Goal => In the listing that follows, count the lines holding the word "with" and report only that number.

Data entries:
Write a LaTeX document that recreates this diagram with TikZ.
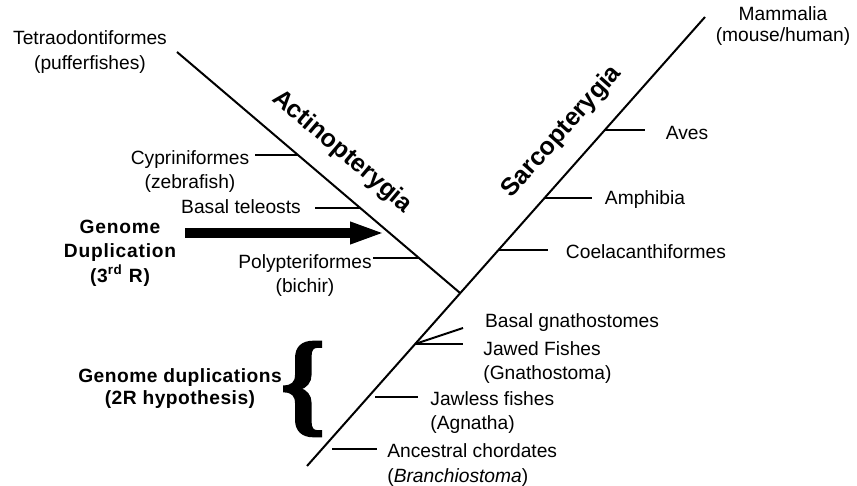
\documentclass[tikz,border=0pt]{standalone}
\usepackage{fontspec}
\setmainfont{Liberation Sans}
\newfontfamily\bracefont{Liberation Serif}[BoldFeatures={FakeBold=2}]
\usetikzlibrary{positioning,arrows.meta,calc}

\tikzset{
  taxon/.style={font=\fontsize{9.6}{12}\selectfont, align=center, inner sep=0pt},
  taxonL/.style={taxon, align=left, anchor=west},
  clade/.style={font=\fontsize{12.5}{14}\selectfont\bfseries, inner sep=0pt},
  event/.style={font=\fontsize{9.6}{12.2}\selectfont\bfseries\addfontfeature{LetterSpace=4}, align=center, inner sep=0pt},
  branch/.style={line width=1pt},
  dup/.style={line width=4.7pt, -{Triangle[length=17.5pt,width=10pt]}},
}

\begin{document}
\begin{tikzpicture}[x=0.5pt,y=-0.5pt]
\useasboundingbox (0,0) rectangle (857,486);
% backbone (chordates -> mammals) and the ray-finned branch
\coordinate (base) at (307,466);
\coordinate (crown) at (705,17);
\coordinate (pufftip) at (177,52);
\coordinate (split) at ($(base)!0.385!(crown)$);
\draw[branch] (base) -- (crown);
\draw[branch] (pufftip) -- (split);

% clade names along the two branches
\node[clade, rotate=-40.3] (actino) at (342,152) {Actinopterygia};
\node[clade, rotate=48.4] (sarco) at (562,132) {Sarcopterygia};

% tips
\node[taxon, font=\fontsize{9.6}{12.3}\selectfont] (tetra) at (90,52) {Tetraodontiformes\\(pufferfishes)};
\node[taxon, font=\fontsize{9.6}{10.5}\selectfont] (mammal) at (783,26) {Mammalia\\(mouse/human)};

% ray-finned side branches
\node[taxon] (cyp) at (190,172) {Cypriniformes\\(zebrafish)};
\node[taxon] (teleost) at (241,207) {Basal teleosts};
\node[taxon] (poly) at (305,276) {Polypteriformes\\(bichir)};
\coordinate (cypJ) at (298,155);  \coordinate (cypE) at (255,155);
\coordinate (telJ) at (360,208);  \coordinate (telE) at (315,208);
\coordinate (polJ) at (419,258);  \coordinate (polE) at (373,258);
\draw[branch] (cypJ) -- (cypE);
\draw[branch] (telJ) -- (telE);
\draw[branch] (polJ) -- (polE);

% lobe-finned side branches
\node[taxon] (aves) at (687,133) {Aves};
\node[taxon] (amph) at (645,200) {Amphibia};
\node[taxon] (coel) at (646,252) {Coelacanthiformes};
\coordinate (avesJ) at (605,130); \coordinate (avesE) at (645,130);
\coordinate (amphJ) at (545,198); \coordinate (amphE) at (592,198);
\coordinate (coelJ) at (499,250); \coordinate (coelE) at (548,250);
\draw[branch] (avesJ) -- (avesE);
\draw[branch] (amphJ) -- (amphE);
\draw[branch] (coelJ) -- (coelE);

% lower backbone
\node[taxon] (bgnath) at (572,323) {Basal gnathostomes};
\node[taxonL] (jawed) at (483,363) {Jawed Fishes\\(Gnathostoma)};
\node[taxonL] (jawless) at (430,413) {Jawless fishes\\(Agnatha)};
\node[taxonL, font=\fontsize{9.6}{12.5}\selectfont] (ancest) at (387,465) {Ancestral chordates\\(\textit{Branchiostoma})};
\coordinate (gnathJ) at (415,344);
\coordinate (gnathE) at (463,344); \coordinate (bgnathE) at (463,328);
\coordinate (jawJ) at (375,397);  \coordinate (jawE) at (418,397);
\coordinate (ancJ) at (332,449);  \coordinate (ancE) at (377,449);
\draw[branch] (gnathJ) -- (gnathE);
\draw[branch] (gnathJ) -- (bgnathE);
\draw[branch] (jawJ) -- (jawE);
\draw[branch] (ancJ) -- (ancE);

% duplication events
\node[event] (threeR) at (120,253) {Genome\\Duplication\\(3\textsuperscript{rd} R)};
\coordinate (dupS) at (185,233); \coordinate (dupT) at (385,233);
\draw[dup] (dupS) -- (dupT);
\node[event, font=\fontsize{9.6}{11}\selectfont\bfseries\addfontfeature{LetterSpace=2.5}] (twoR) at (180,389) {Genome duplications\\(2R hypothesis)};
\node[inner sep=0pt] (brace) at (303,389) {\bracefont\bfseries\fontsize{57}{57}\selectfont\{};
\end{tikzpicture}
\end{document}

...

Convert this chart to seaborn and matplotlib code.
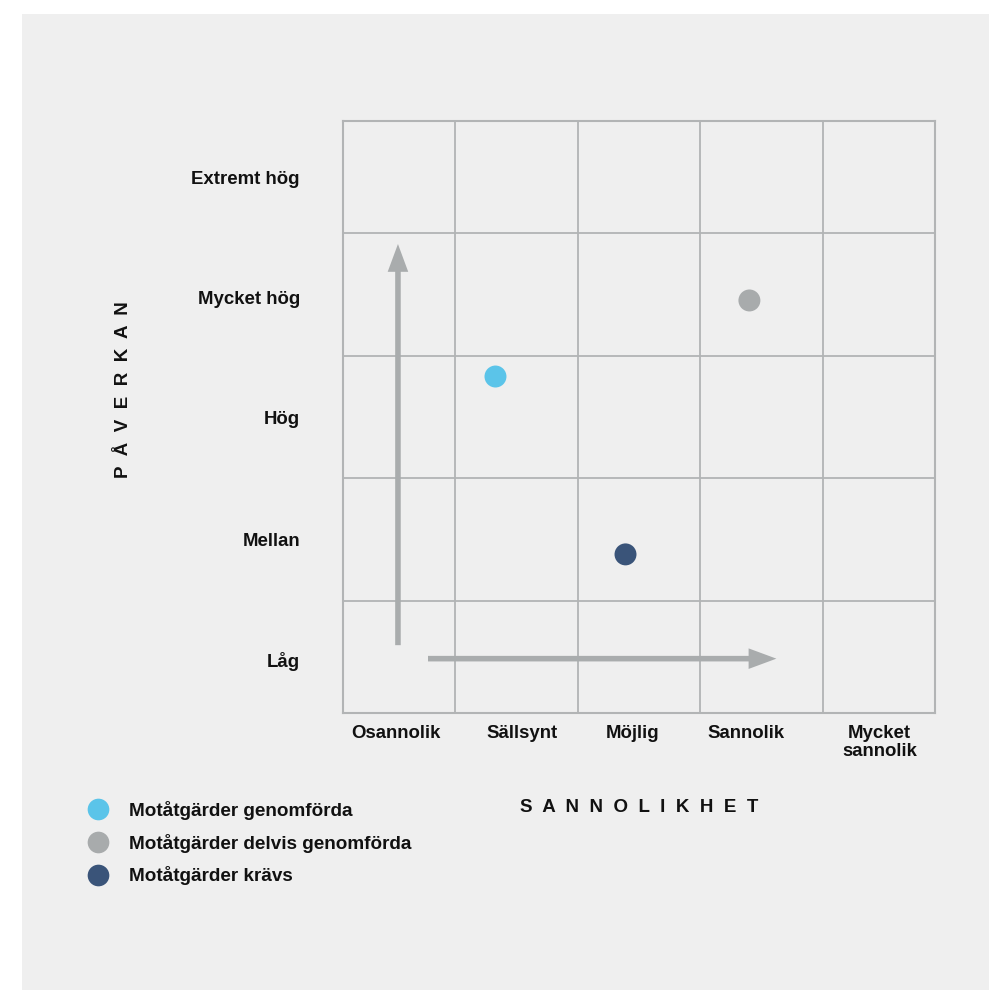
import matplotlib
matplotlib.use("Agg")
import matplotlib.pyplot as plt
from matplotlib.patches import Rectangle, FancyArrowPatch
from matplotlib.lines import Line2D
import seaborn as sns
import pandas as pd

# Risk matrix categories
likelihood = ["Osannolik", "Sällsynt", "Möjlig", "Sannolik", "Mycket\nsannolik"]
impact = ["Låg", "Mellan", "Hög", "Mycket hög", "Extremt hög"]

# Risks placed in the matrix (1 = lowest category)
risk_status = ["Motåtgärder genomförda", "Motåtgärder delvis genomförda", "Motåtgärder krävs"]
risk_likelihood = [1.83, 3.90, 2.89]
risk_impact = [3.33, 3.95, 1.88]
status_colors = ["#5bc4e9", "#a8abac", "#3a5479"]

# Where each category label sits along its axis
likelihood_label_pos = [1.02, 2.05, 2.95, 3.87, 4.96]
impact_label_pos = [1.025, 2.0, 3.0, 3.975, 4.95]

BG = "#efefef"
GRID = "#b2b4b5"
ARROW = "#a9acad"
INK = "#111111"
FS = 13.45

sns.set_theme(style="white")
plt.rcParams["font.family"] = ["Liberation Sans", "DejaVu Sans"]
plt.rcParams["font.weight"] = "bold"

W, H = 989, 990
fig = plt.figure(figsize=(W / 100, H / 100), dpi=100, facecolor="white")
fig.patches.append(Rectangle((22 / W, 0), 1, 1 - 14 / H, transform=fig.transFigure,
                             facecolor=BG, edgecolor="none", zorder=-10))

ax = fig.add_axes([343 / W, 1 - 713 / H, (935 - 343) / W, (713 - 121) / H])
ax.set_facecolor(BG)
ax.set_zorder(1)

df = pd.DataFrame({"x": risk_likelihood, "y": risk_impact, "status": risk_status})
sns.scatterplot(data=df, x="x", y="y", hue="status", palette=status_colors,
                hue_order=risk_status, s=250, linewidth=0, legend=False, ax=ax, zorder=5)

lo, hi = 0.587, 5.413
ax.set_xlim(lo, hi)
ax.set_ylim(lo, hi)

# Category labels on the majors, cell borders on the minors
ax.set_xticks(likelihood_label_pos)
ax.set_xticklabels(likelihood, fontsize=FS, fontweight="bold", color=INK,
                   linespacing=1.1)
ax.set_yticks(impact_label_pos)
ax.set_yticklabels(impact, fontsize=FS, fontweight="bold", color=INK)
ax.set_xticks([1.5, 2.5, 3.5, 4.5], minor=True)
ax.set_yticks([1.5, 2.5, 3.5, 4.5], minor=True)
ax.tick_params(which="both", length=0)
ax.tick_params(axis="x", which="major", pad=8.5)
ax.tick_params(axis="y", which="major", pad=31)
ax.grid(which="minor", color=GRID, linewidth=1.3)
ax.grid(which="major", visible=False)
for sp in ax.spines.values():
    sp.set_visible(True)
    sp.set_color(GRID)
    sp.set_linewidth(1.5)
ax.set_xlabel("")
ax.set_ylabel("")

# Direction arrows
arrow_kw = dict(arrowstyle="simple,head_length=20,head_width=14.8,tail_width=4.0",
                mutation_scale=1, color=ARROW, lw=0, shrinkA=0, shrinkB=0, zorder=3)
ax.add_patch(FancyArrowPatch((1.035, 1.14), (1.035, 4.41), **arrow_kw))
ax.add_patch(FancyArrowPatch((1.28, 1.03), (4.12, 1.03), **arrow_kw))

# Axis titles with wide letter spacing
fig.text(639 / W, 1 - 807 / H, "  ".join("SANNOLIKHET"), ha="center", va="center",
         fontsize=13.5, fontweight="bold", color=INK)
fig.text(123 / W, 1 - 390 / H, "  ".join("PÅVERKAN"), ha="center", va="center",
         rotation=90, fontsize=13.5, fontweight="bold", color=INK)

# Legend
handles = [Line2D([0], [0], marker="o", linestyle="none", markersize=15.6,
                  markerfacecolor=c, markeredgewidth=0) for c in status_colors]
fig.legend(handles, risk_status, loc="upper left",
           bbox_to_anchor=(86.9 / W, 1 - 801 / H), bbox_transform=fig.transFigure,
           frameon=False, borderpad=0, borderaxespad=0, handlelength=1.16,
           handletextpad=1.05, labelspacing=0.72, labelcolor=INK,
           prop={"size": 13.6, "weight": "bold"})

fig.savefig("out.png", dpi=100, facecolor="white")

--

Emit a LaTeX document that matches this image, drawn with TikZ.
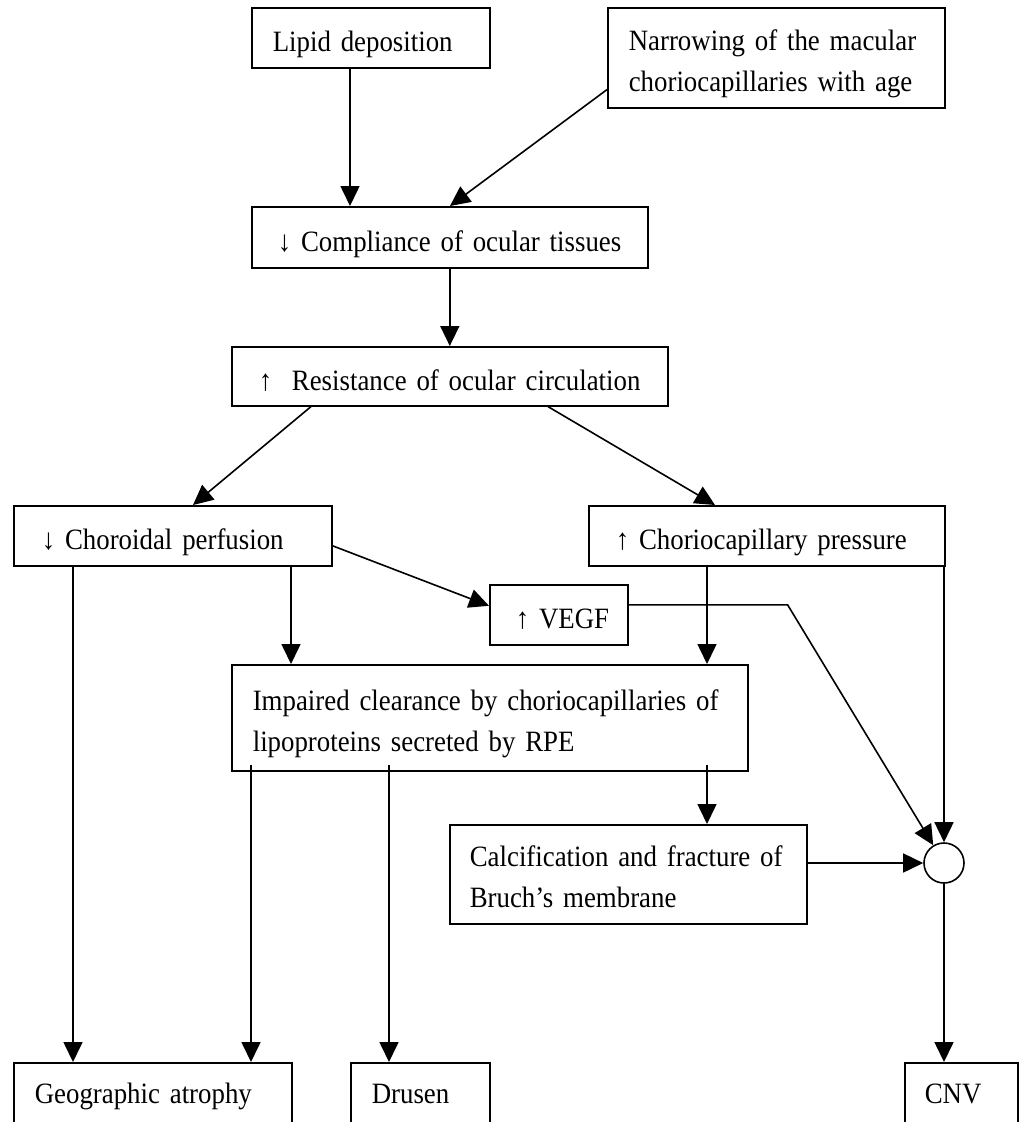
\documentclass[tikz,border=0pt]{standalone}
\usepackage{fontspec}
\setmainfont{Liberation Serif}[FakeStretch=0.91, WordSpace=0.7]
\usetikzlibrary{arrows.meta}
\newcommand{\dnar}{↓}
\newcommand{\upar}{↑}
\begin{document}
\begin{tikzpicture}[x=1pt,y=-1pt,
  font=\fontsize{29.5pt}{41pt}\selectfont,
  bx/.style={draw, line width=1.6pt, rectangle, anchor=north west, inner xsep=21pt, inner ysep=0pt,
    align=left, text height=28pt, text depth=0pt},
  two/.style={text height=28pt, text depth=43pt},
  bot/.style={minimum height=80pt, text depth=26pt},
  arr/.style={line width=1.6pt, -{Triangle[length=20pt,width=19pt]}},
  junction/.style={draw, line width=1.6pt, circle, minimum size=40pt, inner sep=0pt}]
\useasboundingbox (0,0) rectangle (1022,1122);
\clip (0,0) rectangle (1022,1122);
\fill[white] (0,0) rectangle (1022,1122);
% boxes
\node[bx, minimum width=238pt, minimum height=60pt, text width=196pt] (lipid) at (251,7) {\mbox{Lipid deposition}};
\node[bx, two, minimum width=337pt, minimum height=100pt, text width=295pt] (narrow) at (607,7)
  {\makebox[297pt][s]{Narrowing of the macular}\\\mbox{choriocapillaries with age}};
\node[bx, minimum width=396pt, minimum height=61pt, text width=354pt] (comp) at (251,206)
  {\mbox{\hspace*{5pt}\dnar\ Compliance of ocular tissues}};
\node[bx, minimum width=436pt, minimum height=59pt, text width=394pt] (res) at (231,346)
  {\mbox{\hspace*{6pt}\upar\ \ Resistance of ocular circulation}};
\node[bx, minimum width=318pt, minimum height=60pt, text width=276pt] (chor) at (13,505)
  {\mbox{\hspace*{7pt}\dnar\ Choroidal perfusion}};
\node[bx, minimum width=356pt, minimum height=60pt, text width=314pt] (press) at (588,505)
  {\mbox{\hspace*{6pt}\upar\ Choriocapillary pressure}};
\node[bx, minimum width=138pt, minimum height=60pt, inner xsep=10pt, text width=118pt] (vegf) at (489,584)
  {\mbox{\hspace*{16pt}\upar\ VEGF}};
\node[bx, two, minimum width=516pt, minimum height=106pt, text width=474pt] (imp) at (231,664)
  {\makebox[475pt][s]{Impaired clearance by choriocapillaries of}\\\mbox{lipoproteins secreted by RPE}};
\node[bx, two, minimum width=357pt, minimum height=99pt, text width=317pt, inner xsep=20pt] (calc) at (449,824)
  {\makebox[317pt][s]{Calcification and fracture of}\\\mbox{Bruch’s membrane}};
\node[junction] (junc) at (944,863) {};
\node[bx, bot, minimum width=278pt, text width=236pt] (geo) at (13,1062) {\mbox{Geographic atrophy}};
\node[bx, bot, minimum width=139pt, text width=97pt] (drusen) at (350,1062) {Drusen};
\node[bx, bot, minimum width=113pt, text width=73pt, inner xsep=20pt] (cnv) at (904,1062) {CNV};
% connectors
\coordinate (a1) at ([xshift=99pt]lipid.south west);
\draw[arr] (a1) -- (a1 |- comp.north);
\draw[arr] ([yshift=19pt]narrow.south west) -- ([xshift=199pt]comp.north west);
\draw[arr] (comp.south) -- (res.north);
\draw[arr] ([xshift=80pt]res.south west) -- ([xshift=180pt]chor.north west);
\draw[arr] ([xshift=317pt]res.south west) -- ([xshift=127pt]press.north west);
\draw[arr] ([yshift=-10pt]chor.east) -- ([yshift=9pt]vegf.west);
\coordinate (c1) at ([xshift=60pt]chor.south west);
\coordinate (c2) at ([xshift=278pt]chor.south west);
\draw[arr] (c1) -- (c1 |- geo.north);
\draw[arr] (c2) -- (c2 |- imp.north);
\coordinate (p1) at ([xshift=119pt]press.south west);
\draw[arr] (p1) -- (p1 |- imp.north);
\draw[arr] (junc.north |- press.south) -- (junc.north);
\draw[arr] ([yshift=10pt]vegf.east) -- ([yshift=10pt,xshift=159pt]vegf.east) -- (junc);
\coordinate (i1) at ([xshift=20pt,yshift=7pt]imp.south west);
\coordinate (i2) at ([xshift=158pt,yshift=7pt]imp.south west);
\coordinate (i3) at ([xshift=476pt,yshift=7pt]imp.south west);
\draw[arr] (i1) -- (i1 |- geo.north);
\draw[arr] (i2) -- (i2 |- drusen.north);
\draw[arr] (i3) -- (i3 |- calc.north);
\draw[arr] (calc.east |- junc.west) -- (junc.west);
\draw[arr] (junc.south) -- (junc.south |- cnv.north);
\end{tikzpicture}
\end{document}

Answer to this problem => 4